Coffee. A way of life to some, and to others a means to fuel each hazy morning. From the millennial sipping on their instagrammable paper cup to the middle aged mechanic with his morning brew – we all have a little time for a cup of Arabica. Myself for example, I’ve had a tumultuous relationship with it. Starting out like most- with an utter disgust for the smell let alone taste – reminding me of my french teacher : a certain je ne sais pas.
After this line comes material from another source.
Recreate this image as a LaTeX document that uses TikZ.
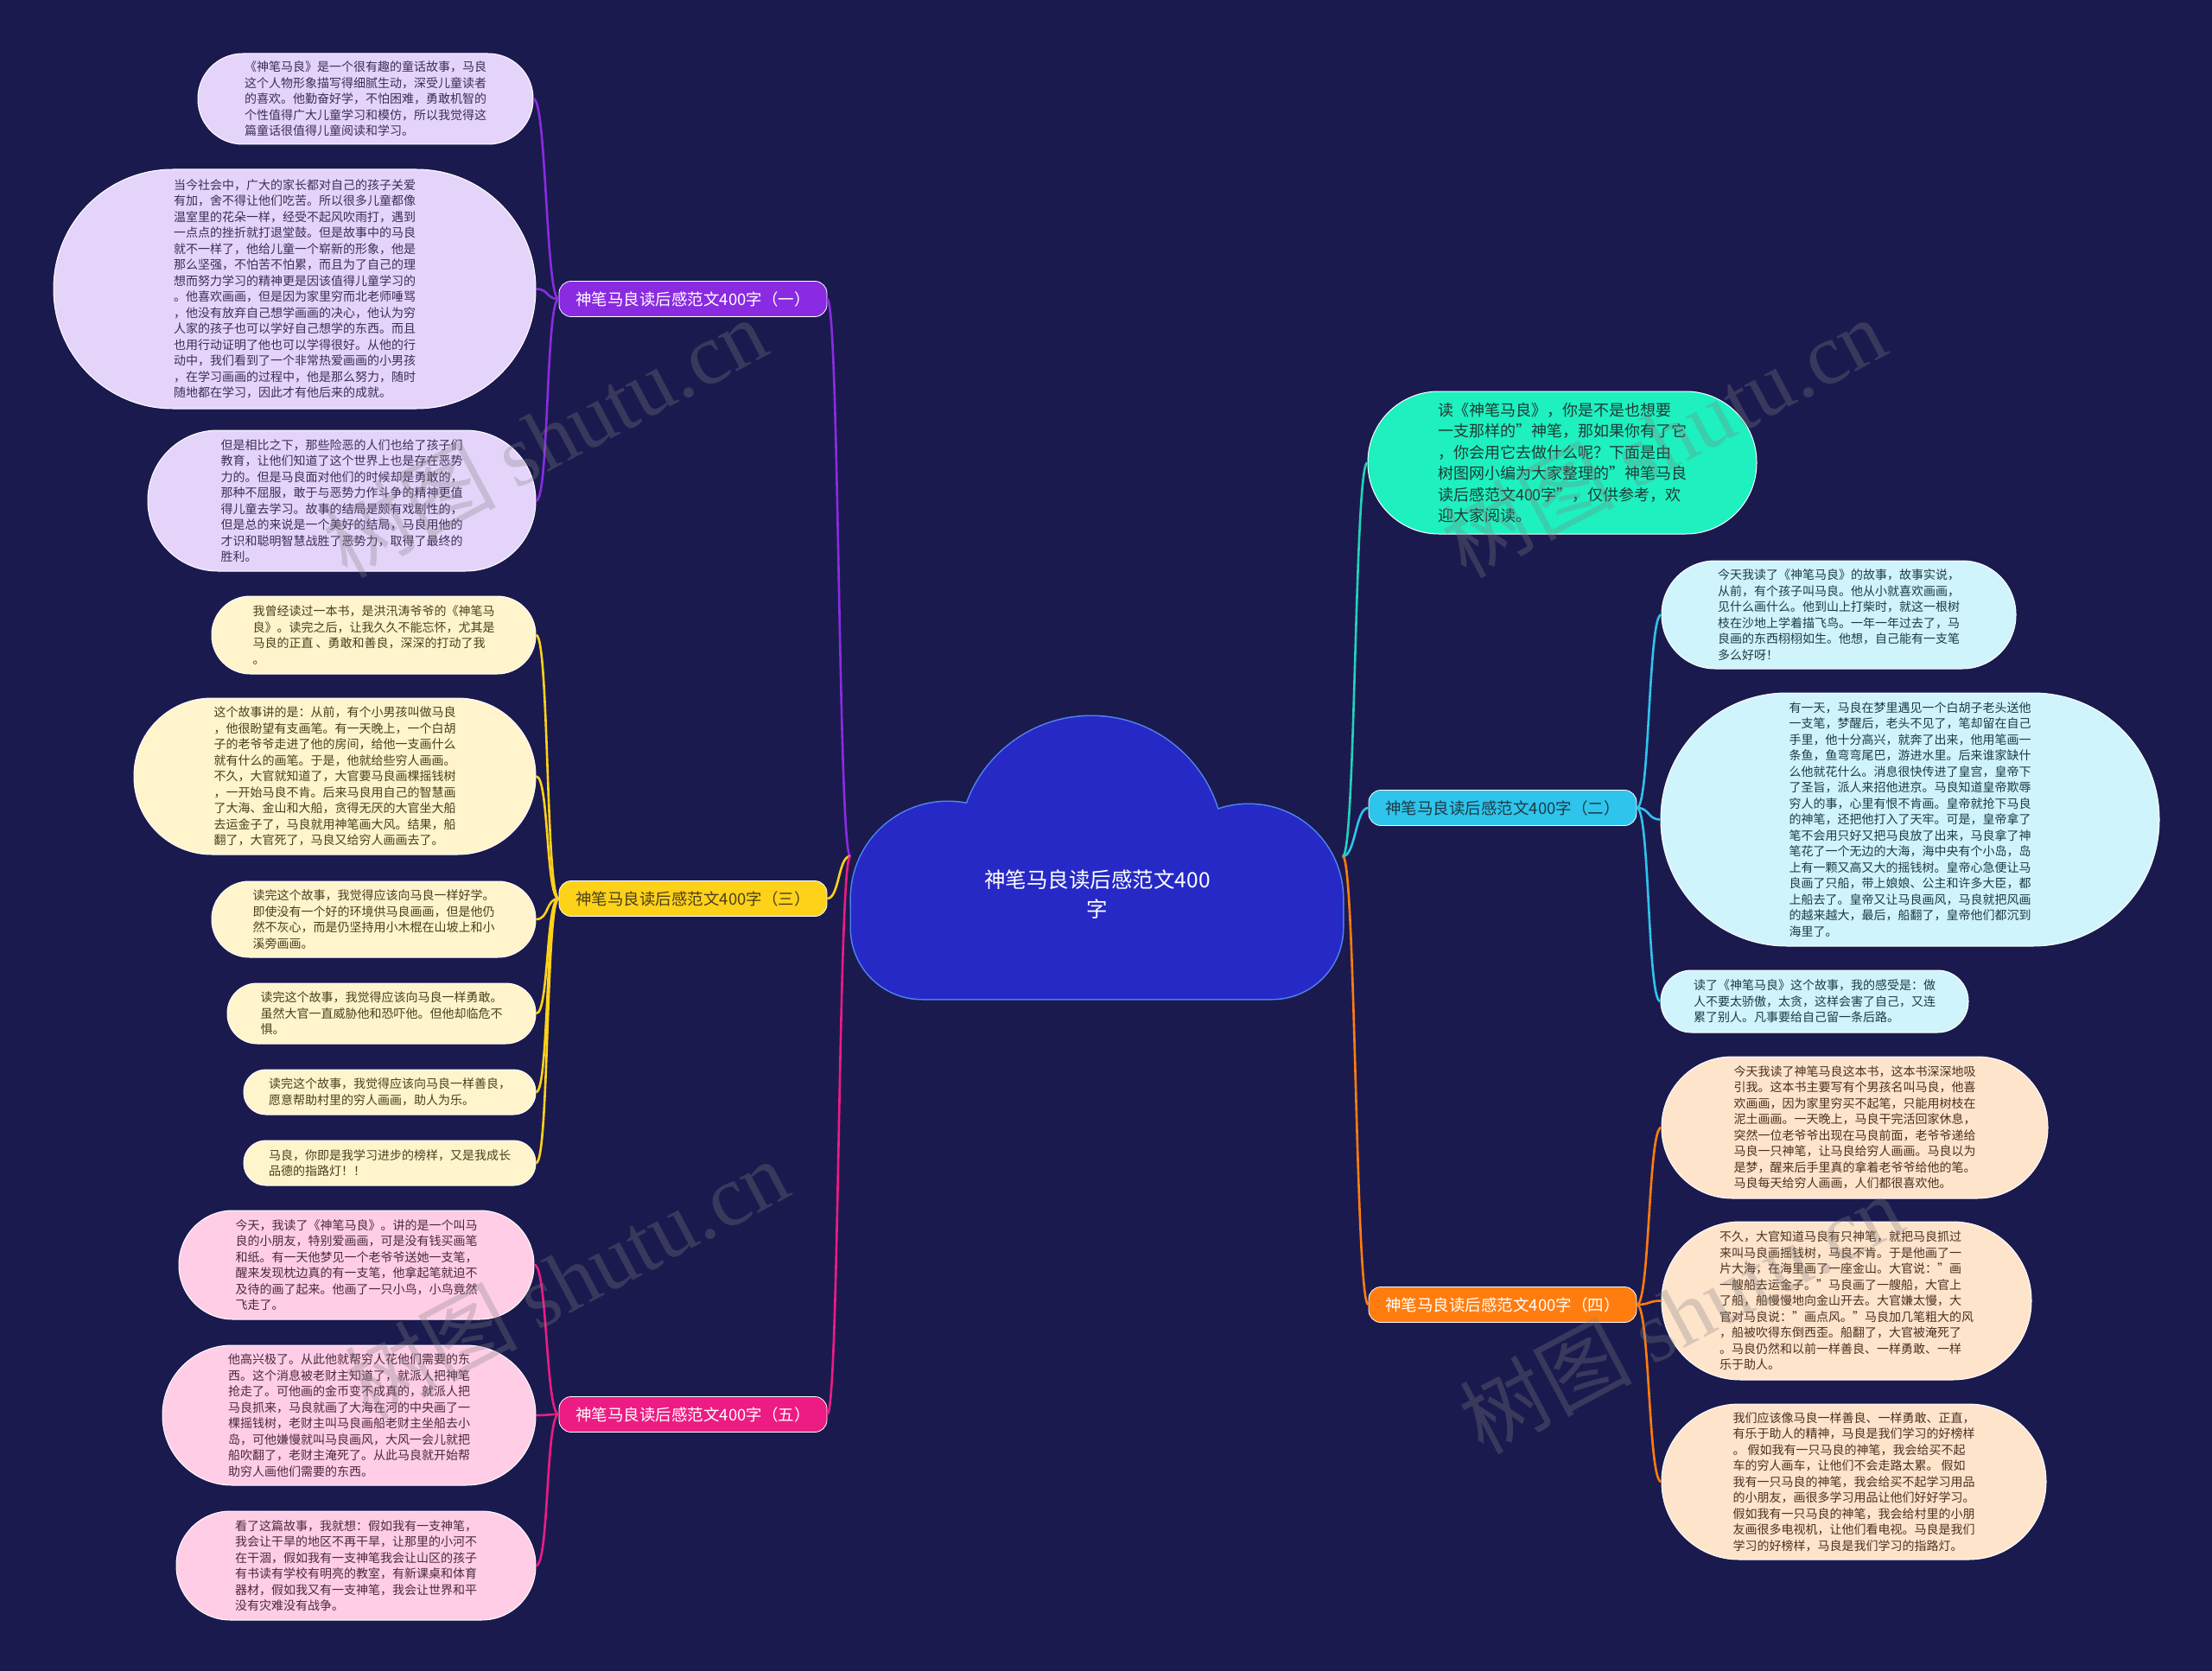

Then I reached 16 and it was cool to have an iced drink doused in sugar, cream and syrup. I realised quickly that this was not sustainable for both my health and wallet at almost 3.50 a pop. Exams came and the next rung up Jacob’s ladder was the warm embrace of a hot, smooth milky latte – essentially an adult milkshake, not proper coffee but not all milk – so 100% judgement free!
And then one summer I became a fully fledged adult – I moved on to the big boy – a nice, fresh Cup of Joe.
But how does a cup of coffee become anthropomorphised into Joe? And why Joe and not Tom, Dick or Harry?
The origins of this phrase are thought to originate on the sails of the American Navy in the early 20th century . Josephus Daniels held the elusive role of Secretary of the Navy and his lasting legacy was that of banning alcohol on navy ships. Like flotsam, the sailors found themselves lost at sea and so replaced a cold beer with plenty of hot coffee – naming it aptly after the man causing their caffeine fuelled vendetta.
Another belief is that Joe is used to represent that it is a drink of any man and everyman – Joe around the corner enjoys a coffee so why shouldn’t you?
All I know is that life is too short for bad coffee – in an instant it will all be over . All the memories of the past will filter through your mind and you’ll ask yourself if given another shot would you have done anything differently?
Open your eyes – it’s time to wake up and smell the coffee.